- What the task requires -
Return all lines in the material below that contain "chart".

- Dataset content -

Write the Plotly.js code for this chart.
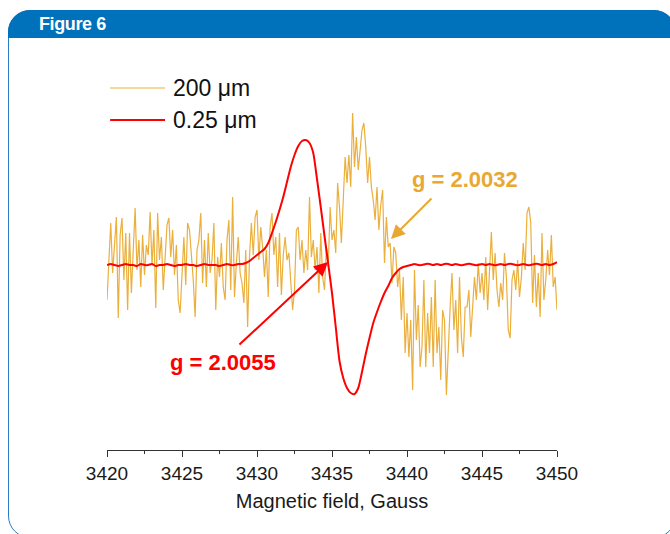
<!DOCTYPE html>
<html>
<head>
<meta charset="utf-8">
<script src="https://cdn.plot.ly/plotly-3.0.1.min.js"></script>
<style>
  html, body { margin: 0; padding: 0; background: #ffffff; width: 670px; height: 534px; overflow: hidden; }
  #frame { position: absolute; left: 8px; top: 10px; width: 668px; height: 528px; border: 1.5px solid #2a7cc4; border-radius: 22px; box-sizing: border-box; background: #ffffff; }
  #header { position: absolute; left: 8px; top: 10px; width: 668px; height: 28px; background: #0071bb; border-top-left-radius: 22px; border-top-right-radius: 22px; }
  #htext { position: absolute; left: 39px; top: 12px; color: #ffffff; font-family: "Liberation Sans", Arial, sans-serif; font-weight: bold; font-size: 18px; letter-spacing: -0.4px; line-height: 24px; }
  #chart { position: absolute; left: 0; top: 0; width: 670px; height: 534px; }
</style>
</head>
<body>
<div id="frame"></div>
<div id="header"></div>
<div id="htext">Figure 6</div>
<div id="chart"></div>
<script>
// Magnetic field (Gauss) for the 200 µm trace
const field200 = [
3420,3420.125,3420.25,3420.375,3420.5,3420.625,3420.75,3420.875,
3421,3421.125,3421.25,3421.375,3421.5,3421.625,3421.75,3421.875,
3422,3422.125,3422.25,3422.375,3422.5,3422.625,3422.75,3422.875,
3423,3423.125,3423.25,3423.375,3423.5,3423.625,3423.75,3423.875,
3424,3424.125,3424.25,3424.375,3424.5,3424.625,3424.75,3424.875,
3425,3425.125,3425.25,3425.375,3425.5,3425.625,3425.75,3425.875,
3426,3426.125,3426.25,3426.375,3426.5,3426.625,3426.75,3426.875,
3427,3427.125,3427.25,3427.375,3427.5,3427.625,3427.75,3427.875,
3428,3428.125,3428.25,3428.375,3428.5,3428.625,3428.75,3428.875,
3429,3429.125,3429.25,3429.375,3429.5,3429.625,3429.75,3429.875,
3430,3430.125,3430.25,3430.375,3430.5,3430.625,3430.75,3430.875,
3431,3431.125,3431.25,3431.375,3431.5,3431.625,3431.75,3431.875,
3432,3432.125,3432.25,3432.375,3432.5,3432.625,3432.75,3432.875,
3433,3433.125,3433.25,3433.375,3433.5,3433.625,3433.75,3433.875,
3434,3434.125,3434.25,3434.375,3434.5,3434.625,3434.75,3434.875,
3435,3435.125,3435.25,3435.375,3435.5,3435.625,3435.75,3435.875,
3436,3436.125,3436.25,3436.375,3436.5,3436.625,3436.75,3436.875,
3437,3437.125,3437.25,3437.375,3437.5,3437.625,3437.75,3437.875,
3438,3438.125,3438.25,3438.375,3438.5,3438.625,3438.75,3438.875,
3439,3439.125,3439.25,3439.375,3439.5,3439.625,3439.75,3439.875,
3440,3440.125,3440.25,3440.375,3440.5,3440.625,3440.75,3440.875,
3441,3441.125,3441.25,3441.375,3441.5,3441.625,3441.75,3441.875,
3442,3442.125,3442.25,3442.375,3442.5,3442.625,3442.75,3442.875,
3443,3443.125,3443.25,3443.375,3443.5,3443.625,3443.75,3443.875,
3444,3444.125,3444.25,3444.375,3444.5,3444.625,3444.75,3444.875,
3445,3445.125,3445.25,3445.375,3445.5,3445.625,3445.75,3445.875,
3446,3446.125,3446.25,3446.375,3446.5,3446.625,3446.75,3446.875,
3447,3447.125,3447.25,3447.375,3447.5,3447.625,3447.75,3447.875,
3448,3448.125,3448.25,3448.375,3448.5,3448.625,3448.75,3448.875,
3449,3449.125,3449.25,3449.375,3449.5,3449.625,3449.75,3449.875,
3450];
// EPR signal (arb. units) of the 200 µm sample
const signal200 = [
-35,10,42,-8,20,48,-53,30,
47,-15,32,-45,32,-28,15,57,
-5,25,-22,30,-10,20,10,53,
0,35,-43,52,5,28,-25,12,
40,47,8,35,-10,20,-35,-48,
-15,28,-20,42,35,10,-15,-52,
15,25,52,-18,25,-22,32,-8,
5,42,-45,8,-12,22,-22,-35,
25,45,-25,68,-32,2,28,-8,
-18,-38,15,-62,8,42,10,48,
55,5,38,18,-12,15,-32,38,
52,10,28,-22,32,-30,10,28,
5,12,-22,-45,-25,35,38,5,
25,-8,15,-5,68,8,25,-5,
18,-28,32,-12,-25,18,-2,58,
25,35,12,82,58,22,65,108,
82,110,78,152,98,128,95,115,
135,142,118,82,108,78,65,45,
78,35,60,75,2,48,18,22,
-18,18,12,-22,-5,-55,-12,-88,
-48,-92,-55,-125,-5,-75,-40,-102,
-82,-15,-102,-48,-88,-32,-102,-15,
-88,-62,-115,-45,-55,-130,-82,-42,
-8,-65,-35,-88,-12,-72,-92,-42,
-42,-25,-72,-42,-12,-35,2,-28,
-8,-35,8,-45,-12,33,-15,12,
-25,-42,-18,-35,12,-12,-65,-73,
-15,-5,-25,5,-32,-12,22,-5,
52,58,42,-38,10,-42,-8,-52,
32,-35,-15,15,-10,30,-22,-12,
-45];
// Magnetic field (Gauss) for the 0.25 µm trace
const field025 = [
3420,3420.25,3420.5,3420.75,3421,3421.25,3421.5,3421.75,
3422,3422.25,3422.5,3422.75,3423,3423.25,3423.5,3423.75,
3424,3424.25,3424.5,3424.75,3425,3425.25,3425.5,3425.75,
3426,3426.25,3426.5,3426.75,3427,3427.25,3427.5,3427.75,
3428,3428.25,3428.5,3428.75,3429,3429.25,3429.5,3429.75,
3430,3430.25,3430.5,3430.75,3431,3431.25,3431.5,3431.75,
3432,3432.25,3432.5,3432.75,3433,3433.25,3433.5,3433.75,
3434,3434.25,3434.5,3434.75,3435,3435.25,3435.5,3435.75,
3436,3436.25,3436.5,3436.75,3437,3437.25,3437.5,3437.75,
3438,3438.25,3438.5,3438.75,3439,3439.25,3439.5,3439.75,
3440,3440.25,3440.5,3440.75,3441,3441.25,3441.5,3441.75,
3442,3442.25,3442.5,3442.75,3443,3443.25,3443.5,3443.75,
3444,3444.25,3444.5,3444.75,3445,3445.25,3445.5,3445.75,
3446,3446.25,3446.5,3446.75,3447,3447.25,3447.5,3447.75,
3448,3448.25,3448.5,3448.75,3449,3449.25,3449.5,3449.75,
3450];
// EPR signal (arb. units) of the 0.25 µm sample
const signal025 = [
0,1,0,-1,0,1,0,0,
-1,1,0,0,1,-1,0,0,
1,0,-1,0,0,1,0,0,
-1,0,1,0,0,0,-1,0,
1,0,0,1,1,2,4,7,
10,13,16,22,32,43,55,68,
83,98,110,119,124,125,122,112,
86,58,29,1,-28,-62,-96,-113,
-123,-128,-129,-123,-107,-89,-73,-58,
-47,-37,-28,-21,-13,-8,-4,-2,
-1,0,1,0,0,1,1,0,
1,0,1,1,0,1,0,0,
1,1,0,0,1,0,1,0,
0,1,0,1,1,0,0,1,
0,0,1,1,0,1,0,1,
3];
const seriesNames = ["200 \u03bcm", "0.25 \u03bcm"];
const gLabels = ["g = 2.0032", "g = 2.0055"];
const xTitle = "Magnetic field, Gauss";

const gold = "#e8a832";
const red = "#ff0000";
const font = "Arial, 'Liberation Sans', sans-serif";

const traces = [
  { x: field200, y: signal200, type: "scatter", mode: "lines", name: seriesNames[0],
    line: { color: "#ebaf3c", width: 1.2 }, showlegend: false, hoverinfo: "skip" },
  { x: field025, y: signal025, type: "scatter", mode: "lines", name: seriesNames[1],
    line: { color: red, width: 2, shape: "spline", smoothing: 0.6 }, showlegend: false, hoverinfo: "skip" }
];

const layout = {
  width: 670, height: 534,
  margin: { l: 107, r: 113, t: 60, b: 84 },
  paper_bgcolor: "rgba(0,0,0,0)",
  plot_bgcolor: "rgba(0,0,0,0)",
  showlegend: false,
  xaxis: {
    range: [3420, 3450], dtick: 5, tick0: 3420,
    showgrid: false, zeroline: false,
    showline: true, linecolor: "#333", linewidth: 1,
    ticks: "outside", ticklen: 6, tickwidth: 1, tickcolor: "#333",
    minor: { ticks: "outside", ticklen: 3, dtick: 2.5, tickcolor: "#333", tickwidth: 1, showgrid: false },
    tickfont: { family: font, size: 19, color: "#1a1a1a" },
    title: { text: xTitle, font: { family: font, size: 20, color: "#1a1a1a" }, standoff: 11 }
  },
  yaxis: { range: [-185, 205], visible: false, showgrid: false, zeroline: false },
  shapes: [
    { type: "line", xref: "paper", yref: "paper", x0: 0.007, x1: 0.129, y0: 0.9282, y1: 0.9282,
      line: { color: "#ebaf3c", width: 1.2 } },
    { type: "line", xref: "paper", yref: "paper", x0: 0.007, x1: 0.129, y0: 0.8462, y1: 0.8462,
      line: { color: red, width: 2 } }
  ],
  annotations: [
    { xref: "paper", yref: "paper", x: 0.143, y: 0.9282, xanchor: "left", yanchor: "middle",
      text: seriesNames[0], showarrow: false, font: { family: font, size: 23, color: "#111" } },
    { xref: "paper", yref: "paper", x: 0.143, y: 0.8462, xanchor: "left", yanchor: "middle",
      text: seriesNames[1], showarrow: false, font: { family: font, size: 23, color: "#111" } },
    { x: 3443.87, y: 86, xref: "x", yref: "y", text: "<b>" + gLabels[0] + "</b>", showarrow: false,
      font: { family: font, size: 22, color: gold } },
    { x: 3438.93, y: 26, ax: 3441.73, ay: 68, xref: "x", yref: "y", axref: "x", ayref: "y",
      text: "", showarrow: true, arrowhead: 2, arrowsize: 1.4, arrowwidth: 2, arrowcolor: gold },
    { x: 3427.73, y: -97, xref: "x", yref: "y", text: "<b>" + gLabels[1] + "</b>", showarrow: false,
      font: { family: font, size: 22, color: red } },
    { x: 3434.73, y: 3, ax: 3428.73, ay: -81, xref: "x", yref: "y", axref: "x", ayref: "y",
      text: "", showarrow: true, arrowhead: 2, arrowsize: 1.4, arrowwidth: 2, arrowcolor: red }
  ]
};

Plotly.newPlot("chart", traces, layout, { displayModeBar: false, staticPlot: true });
</script>
</body>
</html>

- Written answer -
Write the Plotly.js code for this chart.
  #chart { position: absolute; left: 0; top: 0; width: 670px; height: 534px; }
<div id="chart"></div>
Plotly.newPlot("chart", traces, layout, { displayModeBar: false, staticPlot: true });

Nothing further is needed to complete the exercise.